(Records with drawing code)
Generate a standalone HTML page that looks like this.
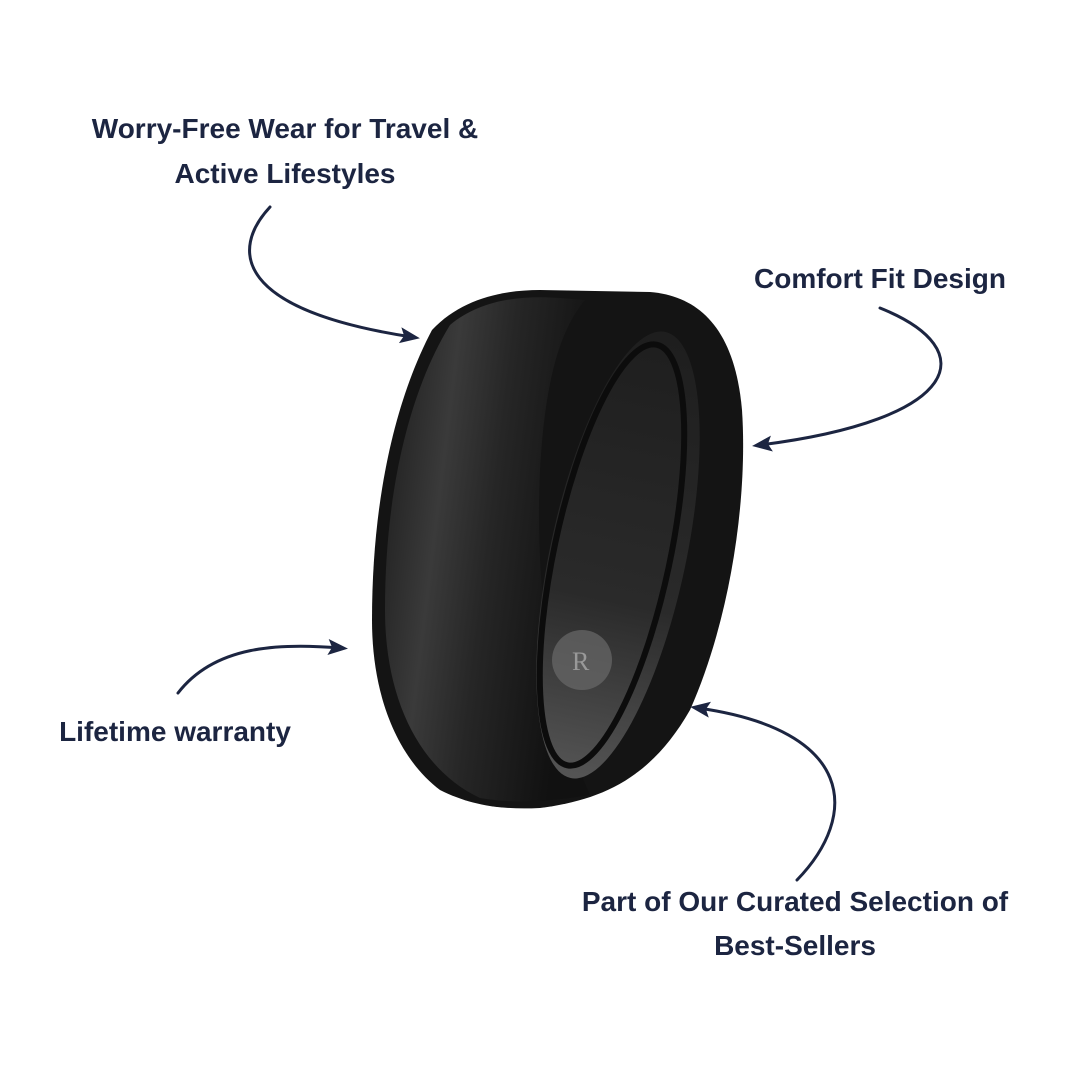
<!DOCTYPE html>
<html><head><meta charset="utf-8"><style>
html,body{margin:0;padding:0;background:#fff;}
body{width:1080px;height:1080px;overflow:hidden;position:relative;font-family:"Liberation Sans",sans-serif;}
svg{position:absolute;left:0;top:0;}
.t{font-family:"Liberation Sans",sans-serif;font-weight:bold;font-size:28px;fill:#1c2541;}
</style></head><body>
<svg width="1080" height="1080" viewBox="0 0 1080 1080">
<defs>
<linearGradient id="band" x1="0" y1="0" x2="1" y2="0.3">
<stop offset="0" stop-color="#1a1a1a"/><stop offset="0.35" stop-color="#3a3a3a"/><stop offset="0.6" stop-color="#262626"/><stop offset="1" stop-color="#111"/>
</linearGradient>
<linearGradient id="inner" x1="0" y1="0" x2="0" y2="1">
<stop offset="0" stop-color="#1e1e1e"/><stop offset="0.6" stop-color="#2a2a2a"/><stop offset="1" stop-color="#555"/>
</linearGradient>
<marker id="ah" markerWidth="20" markerHeight="20" refX="12" refY="10" orient="auto" markerUnits="userSpaceOnUse" viewBox="0 0 20 20">
<path d="M0,2 L20,10 L0,18 L4,10 Z" fill="#1c2541"/>
</marker>
</defs>
<path d="M432,330 C460,300 500,290 540,290 L650,292 C700,296 735,330 742,410 C748,500 730,620 690,710 C650,780 600,800 540,808 C500,810 470,805 440,790 C400,760 372,700 372,620 C372,500 395,400 432,330 Z" fill="#141414"/>
<path d="M450,325 C480,300 520,295 560,298 L585,300 C560,330 545,380 540,470 C535,580 548,700 590,795 C560,800 520,805 480,798 C420,770 385,700 385,610 C385,490 410,390 450,325 Z" fill="url(#band)"/>
<ellipse cx="618" cy="555" rx="68" ry="228" transform="rotate(12 618 555)" fill="url(#inner)"/>
<ellipse cx="612" cy="555" rx="58" ry="215" transform="rotate(12 612 555)" fill="none" stroke="#0c0c0c" stroke-width="6"/>
<circle cx="582" cy="660" r="30" fill="#6a6a6a" opacity="0.7"/>
<text x="572" y="670" font-size="26" fill="#999" font-family="Liberation Serif">R</text>
<text class="t" x="285" y="138" text-anchor="middle">Worry-Free Wear for Travel &amp;</text>
<text class="t" x="285" y="183" text-anchor="middle">Active Lifestyles</text>
<text class="t" x="880" y="288" text-anchor="middle">Comfort Fit Design</text>
<text class="t" x="175" y="741" text-anchor="middle">Lifetime warranty</text>
<text class="t" x="795" y="911" text-anchor="middle">Part of Our Curated Selection of</text>
<text class="t" x="795" y="955" text-anchor="middle">Best-Sellers</text>
<g fill="none" stroke="#1c2541" stroke-width="3" stroke-linecap="round">
<path d="M270,207 C230,250 235,310 412,337" marker-end="url(#ah)"/>
<path d="M880,308 C985,350 960,420 760,445" marker-end="url(#ah)"/>
<path d="M178,693 C215,645 280,643 340,648" marker-end="url(#ah)"/>
<path d="M797,880 C860,815 855,730 698,708" marker-end="url(#ah)"/>
</g>
</svg>
</body></html>
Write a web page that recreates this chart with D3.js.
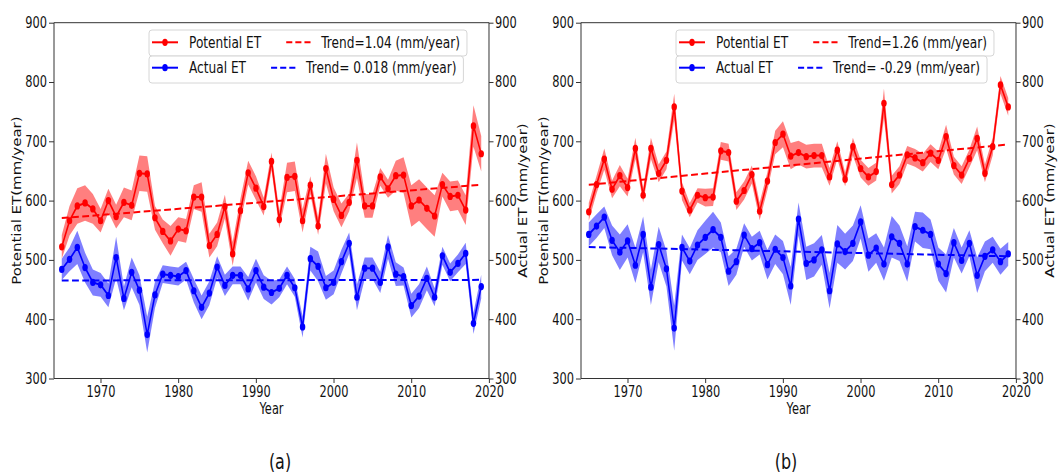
<!DOCTYPE html>
<html>
<head>
<meta charset="utf-8">
<script src="https://cdn.jsdelivr.net/npm/d3@7"></script>
<style>
  body { margin: 0; background: #fff; }
  text { font-family: "DejaVu Sans", sans-serif; fill: #111; }
</style>
</head>
<body>
<svg id="chart" width="1058" height="474"></svg>
<script>
// ---- data -------------------------------------------------------------
const years = [1965,1966,1967,1968,1969,1970,1971,1972,1973,1974,
               1975,1976,1977,1978,1979,1980,1981,1982,1983,1984,
               1985,1986,1987,1988,1989,1990,1991,1992,1993,1994,
               1995,1996,1997,1998,1999,2000,2001,2002,2003,2004,
               2005,2006,2007,2008,2009,2010,2011,2012,2013,2014,
               2015,2016,2017,2018,2019];

// panel (a)
const petA = [522,566,591,596,586,566,600,573,597,592,
              646,645,571,548,532,552,549,606,606,524,
              543,590,510,583,647,621,590,666,568,639,
              641,566,626,557,654,602,575,597,668,591,
              591,640,620,642,643,591,601,587,574,627,
              607,609,584,726,679];
const petASpread = [20,25,30,30,25,20,20,20,25,25,
                    30,30,20,20,25,20,20,20,25,20,
                    20,20,20,20,20,20,15,15,15,25,
                    25,20,15,15,25,20,20,15,30,20,
                    20,15,15,25,30,35,35,35,35,20,
                    25,25,25,35,30];
const aetA = [484,501,521,487,462,458,440,504,435,479,
              449,374,441,476,474,472,482,448,420,444,
              488,457,474,474,451,482,454,445,452,474,
              453,387,502,489,453,462,497,528,437,486,
              486,462,522,476,472,423,439,469,437,507,
              479,494,511,393,455];
const aetASpread = [18,20,28,25,22,20,20,35,20,25,
                    25,30,22,15,15,15,15,20,20,20,
                    18,18,15,15,20,20,20,20,15,15,
                    15,18,20,25,20,20,20,18,22,18,
                    18,18,20,20,15,20,20,20,15,15,
                    15,15,18,18,20];
const trendSlopesA = [1.04, 0.018];
const trendLabelsA = ["Trend=1.04 (mm/year)", "Trend= 0.018 (mm/year)"];

// panel (b)
const petB = [581,627,670,619,642,622,688,609,688,646,
              668,758,616,584,609,605,606,684,681,599,
              617,644,582,633,698,712,675,681,674,676,
              676,640,685,636,691,654,640,649,764,627,
              643,677,672,664,680,668,708,659,643,671,
              705,646,691,795,758];
const petBSpread = [15,15,18,15,18,15,18,12,18,15,
                    15,22,15,12,12,15,15,15,15,15,
                    15,15,15,15,20,22,22,20,20,20,
                    20,15,15,12,15,15,15,15,25,15,
                    15,15,15,15,15,15,20,15,15,15,
                    20,15,15,15,15];
const aetB = [543,557,572,533,513,532,491,543,454,526,
              485,385,521,498,525,538,551,538,481,497,
              542,519,529,492,518,504,456,569,494,500,
              517,448,527,514,528,564,508,520,493,539,
              528,493,556,550,543,493,477,529,499,528,
              474,506,517,497,510];
const aetBSpread = [20,20,18,25,30,28,30,30,30,30,
                    30,38,22,22,25,28,30,25,25,22,
                    20,20,20,25,25,28,32,28,28,28,
                    25,30,32,30,30,28,28,25,28,35,
                    30,30,25,30,25,28,32,25,22,22,
                    30,25,22,22,20];
const trendSlopesB = [1.26, -0.29];
const trendLabelsB = ["Trend=1.26 (mm/year)", "Trend= -0.29 (mm/year)"];

const seriesNames = ["Potential ET", "Actual ET"];
const yTicks = [300, 400, 500, 600, 700, 800, 900];
const xTicks = [1970, 1980, 1990, 2000, 2010, 2020];
const captions = ["(a)", "(b)"];

// ---- layout -----------------------------------------------------------
const S = 0.76;                 // the figure is drawn horizontally condensed
const ix = px => px / S;        // figure pixels -> inner (unscaled) units
const plotTop = 22.7, plotBottom = 378.5;
const RED = "#ff0000", BLUE = "#0000ff";

const svg = d3.select("#chart");
const root = svg.append("g").attr("transform", `scale(${S},1)`);

const panels = [
  { left: 54,  right: 489,  pet: petA, petSpread: petASpread, aet: aetA, aetSpread: aetASpread,
    slopes: trendSlopesA, trendLabels: trendLabelsA, caption: captions[0], captionX: 280 },
  { left: 581, right: 1016, pet: petB, petSpread: petBSpread, aet: aetB, aetSpread: aetBSpread,
    slopes: trendSlopesB, trendLabels: trendLabelsB, caption: captions[1], captionX: 786 }
];

panels.forEach(p => {
  const g = root.append("g");
  const x = d3.scaleLinear().domain([1964, 2020]).range([ix(p.left), ix(p.right)]);
  const y = d3.scaleLinear().domain([300, 900]).range([plotBottom, plotTop]);

  function drawSeries(values, spread, slope, color) {
    const band = d3.area()
      .x((d, i) => x(years[i]))
      .y0((d, i) => y(d - spread[i]))
      .y1((d, i) => y(d + spread[i]));
    g.append("path").datum(values).attr("d", band)
      .attr("fill", color).attr("fill-opacity", 0.5).attr("stroke", "none");

    const line = d3.line().x((d, i) => x(years[i])).y(d => y(d));
    g.append("path").datum(values).attr("d", line)
      .attr("fill", "none").attr("stroke", color).attr("stroke-width", 2)
      .attr("stroke-linejoin", "round");

    // least-squares trend line with the stated slope through the mean point
    const my = d3.mean(years), mv = d3.mean(values);
    const t = yr => mv + slope * (yr - my);
    const ends = [years[0], years[years.length - 1]];
    g.append("path").datum(ends)
      .attr("d", d3.line().x(d => x(d)).y(d => y(t(d))))
      .attr("fill", "none").attr("stroke", color).attr("stroke-width", 2)
      .attr("stroke-dasharray", "9,4.5");

    g.selectAll(null).data(values).enter().append("circle")
      .attr("cx", (d, i) => x(years[i])).attr("cy", d => y(d))
      .attr("r", 3.6).attr("fill", color);
  }

  drawSeries(p.pet, p.petSpread, p.slopes[0], RED);
  drawSeries(p.aet, p.aetSpread, p.slopes[1], BLUE);

  // frame
  g.append("rect")
    .attr("x", ix(p.left)).attr("y", plotTop)
    .attr("width", ix(p.right) - ix(p.left)).attr("height", plotBottom - plotTop)
    .attr("fill", "none").attr("stroke", "#333").attr("stroke-width", 1)
    .attr("vector-effect", "non-scaling-stroke");

  function styleAxis(sel) {
    sel.attr("font-size", 15).attr("font-family", "DejaVu Sans, sans-serif");
    sel.select(".domain").remove();
    sel.selectAll(".tick line").attr("stroke", "#333").attr("vector-effect", "non-scaling-stroke");
    sel.selectAll(".tick text").attr("fill", "#111");
  }

  g.append("g").attr("transform", `translate(${ix(p.left)},0)`)
    .call(d3.axisLeft(y).tickValues(yTicks).tickSize(ix(5)).tickPadding(ix(2)).tickSizeOuter(0))
    .call(styleAxis);
  g.append("g").attr("transform", `translate(${ix(p.right)},0)`)
    .call(d3.axisRight(y).tickValues(yTicks).tickSize(ix(4.5)).tickPadding(ix(1.5)).tickSizeOuter(0))
    .call(styleAxis);
  g.append("g").attr("transform", `translate(0,${plotBottom})`)
    .call(d3.axisBottom(x).tickValues(xTicks).tickFormat(d3.format("d"))
      .tickSize(4.5).tickPadding(3).tickSizeOuter(0))
    .call(styleAxis);

  const midY = (plotTop + plotBottom) / 2;
  g.append("text")
    .attr("transform", `translate(${ix(p.left - 37)},${midY}) rotate(-90)`)
    .attr("text-anchor", "middle").attr("dy", "0.35em")
    .attr("font-size", 15).text("Potential ET(mm/year)");
  g.append("text")
    .attr("transform", `translate(${ix(p.right + 34)},${midY}) rotate(-90)`)
    .attr("text-anchor", "middle").attr("dy", "0.35em")
    .attr("font-size", 15).text("Actual ET (mm/year)");
  g.append("text")
    .attr("x", ix((p.left + p.right) / 2)).attr("y", 414)
    .attr("text-anchor", "middle").attr("font-size", 15).text("Year");
  g.append("text")
    .attr("x", ix(p.captionX)).attr("y", 469)
    .attr("text-anchor", "middle").attr("font-size", 21).text(p.caption);

  // legends: one row per series, each with its own frame
  const boxL = p.left + 95;
  const rows = [
    { y0: 30, y1: 56, cy: 42.3, base: 48.3, color: RED,  name: seriesNames[0], trend: p.trendLabels[0] },
    { y0: 56, y1: 83, cy: 67.7, base: 73.3, color: BLUE, name: seriesNames[1], trend: p.trendLabels[1] }
  ];
  rows.forEach(r => {
    const lg = g.append("g");
    const box = lg.append("rect")
      .attr("x", ix(boxL)).attr("y", r.y0).attr("height", r.y1 - r.y0)
      .attr("rx", ix(3)).attr("ry", 3)
      .attr("fill", "#fff").attr("fill-opacity", 0.85)
      .attr("stroke", "#d6d6d6").attr("stroke-width", 1)
      .attr("vector-effect", "non-scaling-stroke");
    lg.append("line")
      .attr("x1", ix(boxL + 3)).attr("x2", ix(boxL + 29)).attr("y1", r.cy).attr("y2", r.cy)
      .attr("stroke", r.color).attr("stroke-width", 2);
    lg.append("circle").attr("cx", ix(boxL + 16)).attr("cy", r.cy).attr("r", 3.6).attr("fill", r.color);
    const t1 = lg.append("text").attr("x", ix(boxL + 40)).attr("y", r.base)
      .attr("font-size", 16).text(r.name);
    const end1 = boxL + 40 + t1.node().getComputedTextLength() * S;
    const h2 = end1 + 25;
    lg.append("line")
      .attr("x1", ix(h2)).attr("x2", ix(h2 + 25)).attr("y1", r.cy).attr("y2", r.cy)
      .attr("stroke", r.color).attr("stroke-width", 2).attr("stroke-dasharray", "8,4");
    const t2 = lg.append("text").attr("x", ix(h2 + 35)).attr("y", r.base)
      .attr("font-size", 16).text(r.trend);
    const end2 = h2 + 35 + t2.node().getComputedTextLength() * S;
    box.attr("width", ix(end2 + 7) - ix(boxL));
  });
});
</script>
</body>
</html>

--- Your goal ---
What is the number of lines containing "chart"? Give that number only.

--- The answer ---
3